Popular libraries include:
- [INDRI](https://www.lemurproject.org/indri/)
- [Elasticsearch](https://github.com/elastic/elasticsearch)
- [Anserini](https://github.com/castorini/anserini)
- [Terrier](https://github.com/terrier-org/terrier-core)
- [Whoosh](https://pypi.org/project/Whoosh/)

As Python is becoming the standard programming language in Data Science and Deep Learning, Python interfaces have been added to several libraries:
- [Elasticsearch-py](https://github.com/elastic/elasticsearch-py) for Elasticsearch
- [Pyserini](https://github.com/castorini/pyserini/) for Anserini
- [Py-Terrier](https://github.com/terrier-org/pyterrier) for Terrier
- [BEIR](https://github.com/beir-cellar/beir.git) for BEIR

The role of these Python interfaces is to understand your Python code and to map it onto the underlying service.
For example, PyTerrier is a Python layer above Terrier:
![PyTerrier](figures/PyTerrier.png "PyTerrier")

## 1: PyTerrier

In our first labs, we will be using PyTerrier: a new Python Framework that makes it easy to perform information retrieval experiments in Python while using the Java-based Terrier platform for the expensive indexing and retrieval operations.

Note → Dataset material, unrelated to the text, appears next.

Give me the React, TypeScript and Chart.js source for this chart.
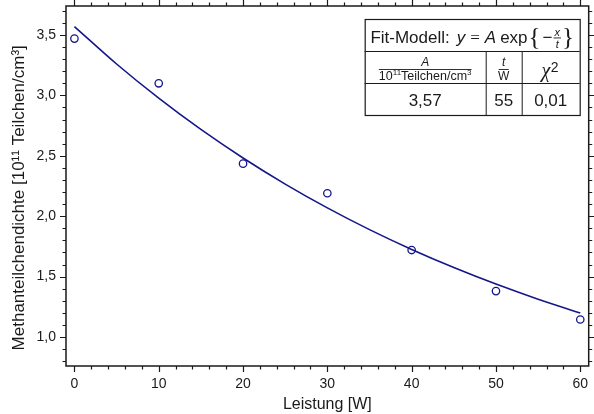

In particular, the material of the lab is heavily based on the [ECIR 2021 tutorial](https://github.com/terrier-org/ecir2021tutorial) with PyTerrier and [OpenNIR](https://github.com/Georgetown-IR-Lab/OpenNIR) search toolkits.

Another useful resource is the [PyTerrier documentation](https://pyterrier.readthedocs.io/_/downloads/en/latest/pdf/).

NB. You can choose any library you prefer to develop your final project. 
Our labs aim to provide guidance into applying the theoretical content of the lectures in practice.
As such, we only use one library and a small dataset during the lab sessions.

<div class="alert alert-warning">
PyTerrier does not yet easily install on Windows.

If you do not have a Linux or macOS device, one of the easiest options is to use <a href="https://colab.research.google.com/">Google Colab</a>.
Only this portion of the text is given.